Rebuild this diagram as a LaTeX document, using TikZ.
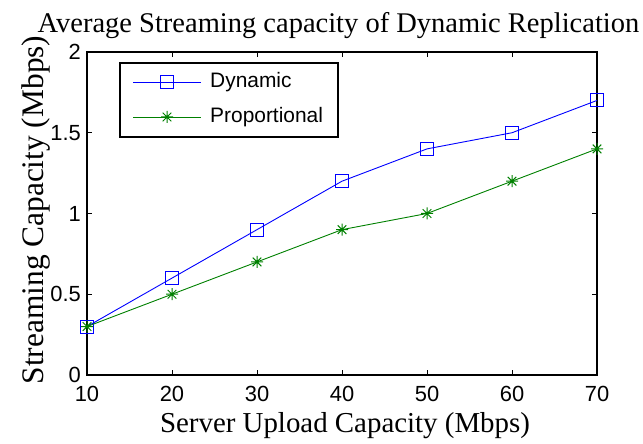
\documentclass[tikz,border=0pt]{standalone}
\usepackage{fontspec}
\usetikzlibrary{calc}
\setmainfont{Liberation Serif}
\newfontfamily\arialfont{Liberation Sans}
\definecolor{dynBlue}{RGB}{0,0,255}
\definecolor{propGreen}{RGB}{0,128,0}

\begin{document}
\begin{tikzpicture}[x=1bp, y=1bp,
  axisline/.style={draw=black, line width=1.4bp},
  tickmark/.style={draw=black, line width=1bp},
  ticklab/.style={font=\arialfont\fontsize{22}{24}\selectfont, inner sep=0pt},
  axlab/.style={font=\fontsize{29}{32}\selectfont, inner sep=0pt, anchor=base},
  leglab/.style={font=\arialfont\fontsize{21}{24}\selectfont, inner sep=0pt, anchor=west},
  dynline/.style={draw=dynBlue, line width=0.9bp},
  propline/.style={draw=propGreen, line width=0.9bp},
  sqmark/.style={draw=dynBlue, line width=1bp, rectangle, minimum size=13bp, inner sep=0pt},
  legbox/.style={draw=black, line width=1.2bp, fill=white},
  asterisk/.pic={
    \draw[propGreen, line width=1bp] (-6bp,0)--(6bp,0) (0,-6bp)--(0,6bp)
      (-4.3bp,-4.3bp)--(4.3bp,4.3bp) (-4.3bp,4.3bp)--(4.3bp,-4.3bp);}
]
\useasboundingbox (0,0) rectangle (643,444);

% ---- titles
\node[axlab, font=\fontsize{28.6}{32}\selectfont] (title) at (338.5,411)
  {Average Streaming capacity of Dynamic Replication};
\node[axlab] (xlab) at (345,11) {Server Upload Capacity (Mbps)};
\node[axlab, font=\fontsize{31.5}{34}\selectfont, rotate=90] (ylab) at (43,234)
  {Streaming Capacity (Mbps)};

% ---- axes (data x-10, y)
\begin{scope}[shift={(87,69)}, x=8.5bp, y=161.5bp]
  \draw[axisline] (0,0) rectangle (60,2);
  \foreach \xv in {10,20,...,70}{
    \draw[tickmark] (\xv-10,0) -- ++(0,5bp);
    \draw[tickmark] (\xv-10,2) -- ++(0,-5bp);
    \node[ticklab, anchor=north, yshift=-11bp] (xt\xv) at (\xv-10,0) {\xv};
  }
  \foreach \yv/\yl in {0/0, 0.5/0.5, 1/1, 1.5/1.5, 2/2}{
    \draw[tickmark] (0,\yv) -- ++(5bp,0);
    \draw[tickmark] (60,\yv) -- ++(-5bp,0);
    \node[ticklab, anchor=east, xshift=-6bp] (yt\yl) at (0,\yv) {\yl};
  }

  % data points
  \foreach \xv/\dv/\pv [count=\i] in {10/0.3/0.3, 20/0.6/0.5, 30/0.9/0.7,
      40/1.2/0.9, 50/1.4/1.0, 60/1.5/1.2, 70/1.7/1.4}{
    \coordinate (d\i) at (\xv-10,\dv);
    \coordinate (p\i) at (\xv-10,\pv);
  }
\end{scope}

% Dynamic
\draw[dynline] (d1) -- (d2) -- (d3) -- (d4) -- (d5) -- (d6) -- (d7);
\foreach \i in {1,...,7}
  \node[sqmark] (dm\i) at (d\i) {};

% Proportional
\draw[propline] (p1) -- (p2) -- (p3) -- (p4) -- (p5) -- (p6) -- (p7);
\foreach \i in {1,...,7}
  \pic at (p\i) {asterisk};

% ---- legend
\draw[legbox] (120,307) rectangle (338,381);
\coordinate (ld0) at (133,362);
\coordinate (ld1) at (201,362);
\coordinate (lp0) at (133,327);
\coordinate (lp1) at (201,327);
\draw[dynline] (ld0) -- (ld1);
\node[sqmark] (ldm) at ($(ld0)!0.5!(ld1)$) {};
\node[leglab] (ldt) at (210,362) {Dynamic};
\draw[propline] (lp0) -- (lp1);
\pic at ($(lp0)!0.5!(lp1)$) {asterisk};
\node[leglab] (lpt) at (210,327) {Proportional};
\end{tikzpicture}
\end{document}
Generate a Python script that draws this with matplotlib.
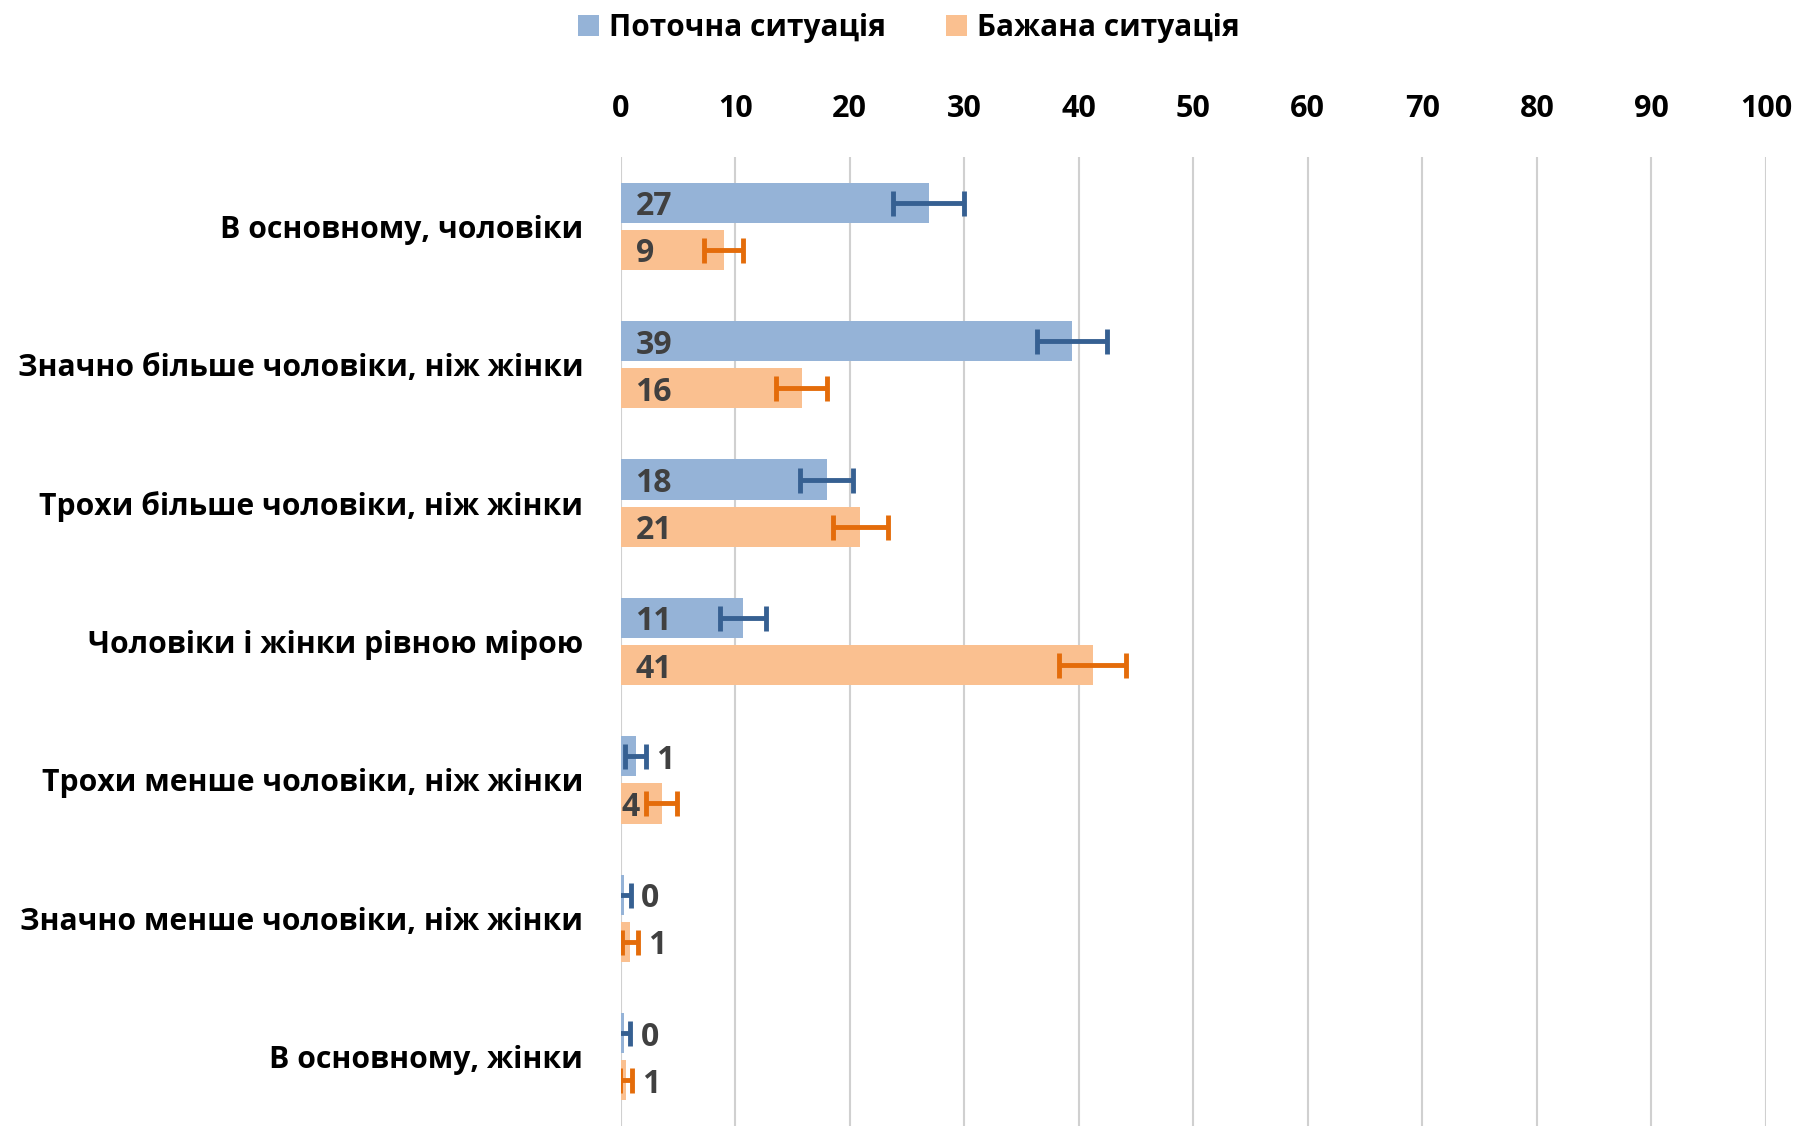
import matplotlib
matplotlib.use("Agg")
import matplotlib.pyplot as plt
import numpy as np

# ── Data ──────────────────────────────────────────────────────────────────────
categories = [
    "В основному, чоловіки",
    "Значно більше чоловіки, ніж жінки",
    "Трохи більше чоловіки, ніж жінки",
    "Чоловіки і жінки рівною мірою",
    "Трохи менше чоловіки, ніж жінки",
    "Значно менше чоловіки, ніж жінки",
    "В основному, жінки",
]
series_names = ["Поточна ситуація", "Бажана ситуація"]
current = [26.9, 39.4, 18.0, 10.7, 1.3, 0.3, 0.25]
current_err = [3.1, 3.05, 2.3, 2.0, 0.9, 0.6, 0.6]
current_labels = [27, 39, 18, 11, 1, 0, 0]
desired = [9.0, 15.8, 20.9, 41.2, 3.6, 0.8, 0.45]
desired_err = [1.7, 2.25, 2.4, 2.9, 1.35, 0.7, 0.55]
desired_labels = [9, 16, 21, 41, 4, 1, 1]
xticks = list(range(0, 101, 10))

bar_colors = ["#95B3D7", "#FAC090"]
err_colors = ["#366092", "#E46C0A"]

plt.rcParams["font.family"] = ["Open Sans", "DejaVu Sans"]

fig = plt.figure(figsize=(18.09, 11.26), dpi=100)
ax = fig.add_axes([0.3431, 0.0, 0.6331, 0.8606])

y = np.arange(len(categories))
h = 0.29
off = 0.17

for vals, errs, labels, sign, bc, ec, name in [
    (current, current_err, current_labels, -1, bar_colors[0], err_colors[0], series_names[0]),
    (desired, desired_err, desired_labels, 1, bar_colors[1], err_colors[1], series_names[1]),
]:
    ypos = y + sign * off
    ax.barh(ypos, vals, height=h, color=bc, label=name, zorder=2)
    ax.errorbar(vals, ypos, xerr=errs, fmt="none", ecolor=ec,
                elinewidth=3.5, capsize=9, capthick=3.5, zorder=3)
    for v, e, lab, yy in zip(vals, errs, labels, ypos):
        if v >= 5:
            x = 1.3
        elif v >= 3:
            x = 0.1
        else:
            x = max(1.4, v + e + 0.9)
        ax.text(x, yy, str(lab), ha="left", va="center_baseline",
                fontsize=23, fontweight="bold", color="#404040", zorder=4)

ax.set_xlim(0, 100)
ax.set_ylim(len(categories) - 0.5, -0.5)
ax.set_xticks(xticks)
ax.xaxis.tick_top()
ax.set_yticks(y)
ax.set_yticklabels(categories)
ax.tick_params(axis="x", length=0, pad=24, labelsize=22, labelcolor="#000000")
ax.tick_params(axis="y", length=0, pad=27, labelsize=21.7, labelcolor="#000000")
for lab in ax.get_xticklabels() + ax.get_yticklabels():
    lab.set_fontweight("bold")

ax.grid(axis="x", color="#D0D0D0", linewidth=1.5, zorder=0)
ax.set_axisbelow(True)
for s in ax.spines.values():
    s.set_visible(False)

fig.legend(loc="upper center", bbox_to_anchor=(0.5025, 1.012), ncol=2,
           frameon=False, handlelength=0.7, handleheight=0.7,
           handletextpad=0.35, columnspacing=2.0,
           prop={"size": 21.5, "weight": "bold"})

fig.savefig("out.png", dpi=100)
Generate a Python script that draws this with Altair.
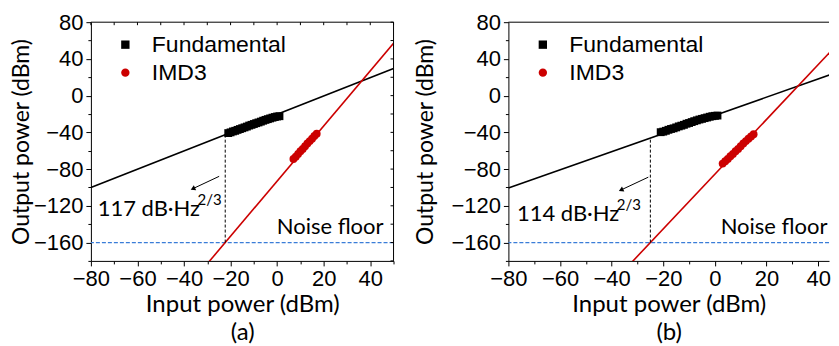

◇ ◇ ◇ ◇ ◇ ◇ ◇

-- Exercise directions --
Omit any images, then output the listing exactly.

-- Output --
Rebuild this diagram as a LaTeX document, using TikZ.
\documentclass[tikz,border=0pt]{standalone}
\usepackage{fontspec}
\usetikzlibrary{calc}
\setmainfont{Liberation Serif}
\newfontfamily\arialfont{Liberation Sans}
\definecolor{dynBlue}{RGB}{0,0,255}
\definecolor{propGreen}{RGB}{0,128,0}

\begin{document}
\begin{tikzpicture}[x=1bp, y=1bp,
  axisline/.style={draw=black, line width=1.4bp},
  tickmark/.style={draw=black, line width=1bp},
  ticklab/.style={font=\arialfont\fontsize{22}{24}\selectfont, inner sep=0pt},
  axlab/.style={font=\fontsize{29}{32}\selectfont, inner sep=0pt, anchor=base},
  leglab/.style={font=\arialfont\fontsize{21}{24}\selectfont, inner sep=0pt, anchor=west},
  dynline/.style={draw=dynBlue, line width=0.9bp},
  propline/.style={draw=propGreen, line width=0.9bp},
  sqmark/.style={draw=dynBlue, line width=1bp, rectangle, minimum size=13bp, inner sep=0pt},
  legbox/.style={draw=black, line width=1.2bp, fill=white},
  asterisk/.pic={
    \draw[propGreen, line width=1bp] (-6bp,0)--(6bp,0) (0,-6bp)--(0,6bp)
      (-4.3bp,-4.3bp)--(4.3bp,4.3bp) (-4.3bp,4.3bp)--(4.3bp,-4.3bp);}
]
\useasboundingbox (0,0) rectangle (643,444);

% ---- titles
\node[axlab, font=\fontsize{28.6}{32}\selectfont] (title) at (338.5,411)
  {Average Streaming capacity of Dynamic Replication};
\node[axlab] (xlab) at (345,11) {Server Upload Capacity (Mbps)};
\node[axlab, font=\fontsize{31.5}{34}\selectfont, rotate=90] (ylab) at (43,234)
  {Streaming Capacity (Mbps)};

% ---- axes (data x-10, y)
\begin{scope}[shift={(87,69)}, x=8.5bp, y=161.5bp]
  \draw[axisline] (0,0) rectangle (60,2);
  \foreach \xv in {10,20,...,70}{
    \draw[tickmark] (\xv-10,0) -- ++(0,5bp);
    \draw[tickmark] (\xv-10,2) -- ++(0,-5bp);
    \node[ticklab, anchor=north, yshift=-11bp] (xt\xv) at (\xv-10,0) {\xv};
  }
  \foreach \yv/\yl in {0/0, 0.5/0.5, 1/1, 1.5/1.5, 2/2}{
    \draw[tickmark] (0,\yv) -- ++(5bp,0);
    \draw[tickmark] (60,\yv) -- ++(-5bp,0);
    \node[ticklab, anchor=east, xshift=-6bp] (yt\yl) at (0,\yv) {\yl};
  }

  % data points
  \foreach \xv/\dv/\pv [count=\i] in {10/0.3/0.3, 20/0.6/0.5, 30/0.9/0.7,
      40/1.2/0.9, 50/1.4/1.0, 60/1.5/1.2, 70/1.7/1.4}{
    \coordinate (d\i) at (\xv-10,\dv);
    \coordinate (p\i) at (\xv-10,\pv);
  }
\end{scope}

% Dynamic
\draw[dynline] (d1) -- (d2) -- (d3) -- (d4) -- (d5) -- (d6) -- (d7);
\foreach \i in {1,...,7}
  \node[sqmark] (dm\i) at (d\i) {};

% Proportional
\draw[propline] (p1) -- (p2) -- (p3) -- (p4) -- (p5) -- (p6) -- (p7);
\foreach \i in {1,...,7}
  \pic at (p\i) {asterisk};

% ---- legend
\draw[legbox] (120,307) rectangle (338,381);
\coordinate (ld0) at (133,362);
\coordinate (ld1) at (201,362);
\coordinate (lp0) at (133,327);
\coordinate (lp1) at (201,327);
\draw[dynline] (ld0) -- (ld1);
\node[sqmark] (ldm) at ($(ld0)!0.5!(ld1)$) {};
\node[leglab] (ldt) at (210,362) {Dynamic};
\draw[propline] (lp0) -- (lp1);
\pic at ($(lp0)!0.5!(lp1)$) {asterisk};
\node[leglab] (lpt) at (210,327) {Proportional};
\end{tikzpicture}
\end{document}
Generate a Python script that draws this with matplotlib.
import matplotlib
matplotlib.use("Agg")
import matplotlib.pyplot as plt
import numpy as np

# ── Data ──────────────────────────────────────────────────────────────────────
categories = [
    "В основному, чоловіки",
    "Значно більше чоловіки, ніж жінки",
    "Трохи більше чоловіки, ніж жінки",
    "Чоловіки і жінки рівною мірою",
    "Трохи менше чоловіки, ніж жінки",
    "Значно менше чоловіки, ніж жінки",
    "В основному, жінки",
]
series_names = ["Поточна ситуація", "Бажана ситуація"]
current = [26.9, 39.4, 18.0, 10.7, 1.3, 0.3, 0.25]
current_err = [3.1, 3.05, 2.3, 2.0, 0.9, 0.6, 0.6]
current_labels = [27, 39, 18, 11, 1, 0, 0]
desired = [9.0, 15.8, 20.9, 41.2, 3.6, 0.8, 0.45]
desired_err = [1.7, 2.25, 2.4, 2.9, 1.35, 0.7, 0.55]
desired_labels = [9, 16, 21, 41, 4, 1, 1]
xticks = list(range(0, 101, 10))

bar_colors = ["#95B3D7", "#FAC090"]
err_colors = ["#366092", "#E46C0A"]

plt.rcParams["font.family"] = ["Open Sans", "DejaVu Sans"]

fig = plt.figure(figsize=(18.09, 11.26), dpi=100)
ax = fig.add_axes([0.3431, 0.0, 0.6331, 0.8606])

y = np.arange(len(categories))
h = 0.29
off = 0.17

for vals, errs, labels, sign, bc, ec, name in [
    (current, current_err, current_labels, -1, bar_colors[0], err_colors[0], series_names[0]),
    (desired, desired_err, desired_labels, 1, bar_colors[1], err_colors[1], series_names[1]),
]:
    ypos = y + sign * off
    ax.barh(ypos, vals, height=h, color=bc, label=name, zorder=2)
    ax.errorbar(vals, ypos, xerr=errs, fmt="none", ecolor=ec,
                elinewidth=3.5, capsize=9, capthick=3.5, zorder=3)
    for v, e, lab, yy in zip(vals, errs, labels, ypos):
        if v >= 5:
            x = 1.3
        elif v >= 3:
            x = 0.1
        else:
            x = max(1.4, v + e + 0.9)
        ax.text(x, yy, str(lab), ha="left", va="center_baseline",
                fontsize=23, fontweight="bold", color="#404040", zorder=4)

ax.set_xlim(0, 100)
ax.set_ylim(len(categories) - 0.5, -0.5)
ax.set_xticks(xticks)
ax.xaxis.tick_top()
ax.set_yticks(y)
ax.set_yticklabels(categories)
ax.tick_params(axis="x", length=0, pad=24, labelsize=22, labelcolor="#000000")
ax.tick_params(axis="y", length=0, pad=27, labelsize=21.7, labelcolor="#000000")
for lab in ax.get_xticklabels() + ax.get_yticklabels():
    lab.set_fontweight("bold")

ax.grid(axis="x", color="#D0D0D0", linewidth=1.5, zorder=0)
ax.set_axisbelow(True)
for s in ax.spines.values():
    s.set_visible(False)

fig.legend(loc="upper center", bbox_to_anchor=(0.5025, 1.012), ncol=2,
           frameon=False, handlelength=0.7, handleheight=0.7,
           handletextpad=0.35, columnspacing=2.0,
           prop={"size": 21.5, "weight": "bold"})

fig.savefig("out.png", dpi=100)
Generate a Python script that draws this with Altair.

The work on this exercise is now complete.